Updated April 24, 2017.
Over the years of the FLW Tour coming to Beaver Lake it has seemingly never been the same lake twice. Whether it has been high or low water, dirty or clear, the areas that produce top-10 finishes seem to be the only constant.
Here is a look at the areas that will receive a lot of attention from anglers searching for the winning bag.
Year over year, the area near the dam remains clearer than the rest of the lake. Traditionally this portion of Beaver is where many anglers have targeted the lake’s blossoming population of hefty smallmouth. While that may be the case this week, it will likely receive more attention from anglers looking for spawning fish – of all three bass species.
Big and Little Clifty are two other key areas on the lower end of the lake. These creeks offer prime staging areas for prespawn bass as well as good spawning areas towards the backs of them.
This mid-lake area proved vital to Bryan Thrift when he claimed the Beaver Lake title back in 2011 by fishing a mix of rock and deep cedar trees. The Rocky Branch area has a mix of main-lake points, islands and small spawning coves that offer diverse habitat for fish in all stages of the spawn. It also has some of the larger offshore flats and humps in the lake, and can be a good place to track down a smallmouth or two.
This area not only serves as the launch ramp for the Tour, but also numerous other local tournaments on Beaver – which is likely why it holds such an abundant population of bass. Almost every pro that has won on Beaver over the last few years (Matt Arey, Bryan Thrift and David Dudley just to name a few) has weighed in fish from Prairie Creek at some point throughout the event. It’s hard to even say how many top 10s have come from this creek either. The fact is fish live here and it’ll likely produce some other top finishers this week as well.
One of the more historic places on Beaver Lake is the Monte Ne Branch located up the White River. Monte Ne was originally created to be a health resort back in the early 1900s, but was never financially successful. Once Beaver Lake was created the remains of the resort were flooded. One of the old hotel buildings and amphitheater can still be seen during normal lake levels. This area is also home to a pretty strong population of big largemouths. The docks, points and coves lining the creek provide a highway with resting places for bass to run in off the main river as they push back to spawn.
When War Eagle Creek branches off to the left, the White River arm of the lake continues on up. The river arm itself can hold plenty of fish, but the most heavily fished areas are the backwaters that jut off it. Hickory Creek is probably the largest and best known, but there are others that hold fish and can be a key stop running quite a ways up. In 2015, John Cox made use of one of the last backwaters on the lake for his top 10 finish, and Bryan Thrift lost one of the biggest fish in the tournament fishing in Hickory Creek. Though too much pressure on a backwater can doom it quickly, they can be great places to locate kicker fish.

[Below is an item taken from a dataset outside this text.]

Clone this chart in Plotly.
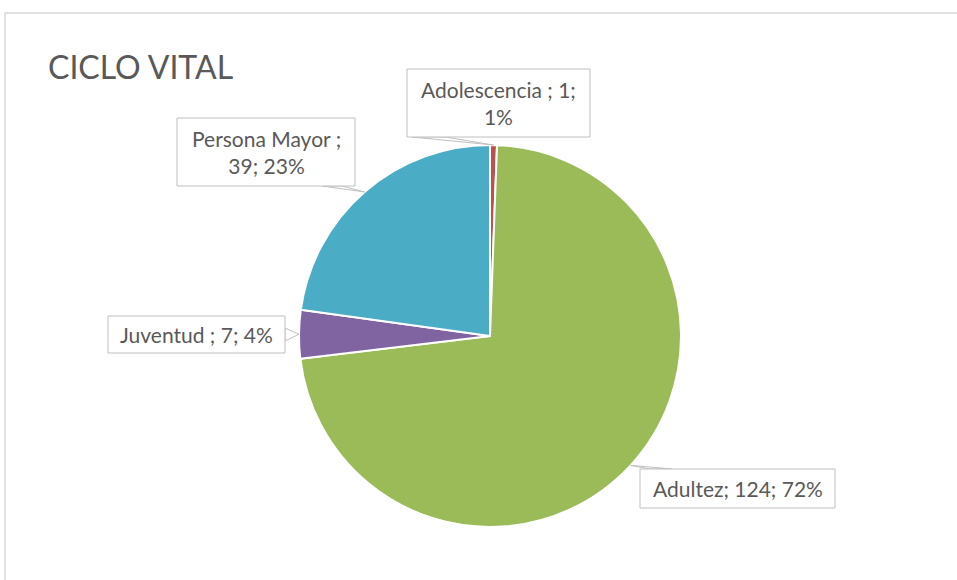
import math
import plotly.graph_objects as go

# ---- data ----
categories = ["Adolescencia", "Adultez", "Juventud", "Persona Mayor"]
values = [1, 124, 7, 39]
pct_labels = ["1%", "72%", "4%", "23%"]
colors = ["#C0504D", "#9BBB59", "#8064A2", "#4BACC6"]
title_text = "CICLO VITAL"

W, H = 957, 580
FONT = "Lato"
TXT = "#595959"
BOX = "#BFBFBF"

def fx(px):
    return px / W

def fy(py):
    return 1 - py / H

# pie placement (window pixels)
CX, CY, R = 490, 336, 191

fig = go.Figure(go.Pie(
    labels=categories, values=values, sort=False, direction="clockwise",
    rotation=0, marker=dict(colors=colors, line=dict(color="white", width=2)),
    textinfo="none", showlegend=False, hole=0,
    domain=dict(x=[fx(CX - R), fx(CX + R)], y=[fy(CY + R), fy(CY - R)]),
))

# slice mid-angle anchor points derived from the data
total = sum(values)
tips = []
cum = 0
for v in values:
    mid = (cum + v / 2) / total * 2 * math.pi
    tips.append((CX + R * math.sin(mid), CY - R * math.cos(mid)))
    cum += v

label_texts = [
    f"{categories[0]} ; {values[0]};<br>{pct_labels[0]}",
    f"{categories[1]}; {values[1]}; {pct_labels[1]}",
    f"{categories[2]} ; {values[2]}; {pct_labels[2]}",
    f"{categories[3]} ;<br>{values[3]}; {pct_labels[3]}",
]
# boxes: (x0, y0, x1, y1), pointer base points
boxes = [
    ((407, 69, 590, 137), [(412, 137), (445, 137)]),
    ((640, 469, 835, 508), [(650, 469), (672, 469)]),
    ((108, 316, 285, 353), [(285, 328), (285, 341)]),
    ((177, 118, 355, 186), [(322, 186), (342, 186)]),
]

shapes = []
# chart border
shapes.append(dict(type="rect", xref="paper", yref="paper",
                   x0=fx(5), y0=fy(H + 40), x1=fx(W + 40), y1=fy(13),
                   line=dict(color="#D9D9D9", width=1.5), fillcolor="rgba(0,0,0,0)",
                   layer="below"))
annotations = []
for i, ((x0, y0, x1, y1), base) in enumerate(boxes):
    tx, ty = tips[i]
    (bx0, by0), (bx1, by1) = base
    path = (f"M {fx(bx0)},{fy(by0)} L {fx(tx)},{fy(ty)} L {fx(bx1)},{fy(by1)} Z")
    shapes.append(dict(type="path", xref="paper", yref="paper", path=path,
                       line=dict(color=BOX, width=1), fillcolor="white", layer="above"))
    shapes.append(dict(type="rect", xref="paper", yref="paper",
                       x0=fx(x0), y0=fy(y1), x1=fx(x1), y1=fy(y0),
                       line=dict(color=BOX, width=1), fillcolor="white", layer="above"))
    annotations.append(dict(x=fx((x0 + x1) / 2), y=fy((y0 + y1) / 2), xref="paper", yref="paper",
                            text=label_texts[i], showarrow=False, xanchor="center",
                            yanchor="middle", align="center",
                            font=dict(family=FONT, size=21, color=TXT)))

annotations.append(dict(x=fx(46), y=fy(66), xref="paper", yref="paper", text=title_text,
                        showarrow=False, xanchor="left", yanchor="middle",
                        font=dict(family=FONT, size=32, color=TXT)))

fig.update_layout(width=W, height=H, autosize=False,
                  margin=dict(l=0, r=0, t=0, b=0),
                  paper_bgcolor="white", plot_bgcolor="white",
                  shapes=shapes, annotations=annotations)

fig.write_html("out.html", config={"displayModeBar": False},
               post_script="document.body.style.margin='0';document.body.style.overflow='hidden';")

It's also worth noting that the upper stretches of the lake, above Monte Ne, are the first to see an influx of new water. As a result, they can rise and get muddier more quickly than the rest of the lake.

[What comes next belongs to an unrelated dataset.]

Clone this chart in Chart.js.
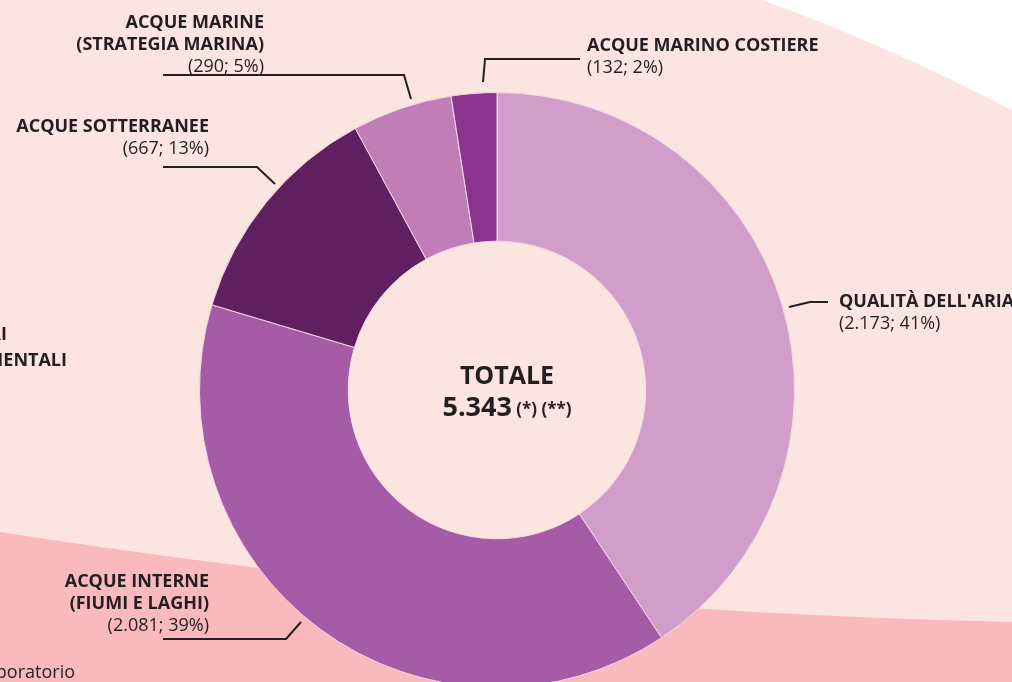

Way up the White River is where you’ll find the last big creek on the river – War Eagle Creek. This area has long been known as the dirtier water section of the lake and can offer up some kicker-sized largemouth. The back of the creek flattens out and features plenty of wood cover for fish to hold tight to, which Scott Canterbury utilized some last year en route to his first Tour title. The sharp bends of the creek also create shallow flats that can hold large concentrations of fish staging to spawn – much like the areas Jason Christie targeted for his win back in 2013. Bluff banks also line the outer edge of the creek which anglers target both spotted bass and largemouth.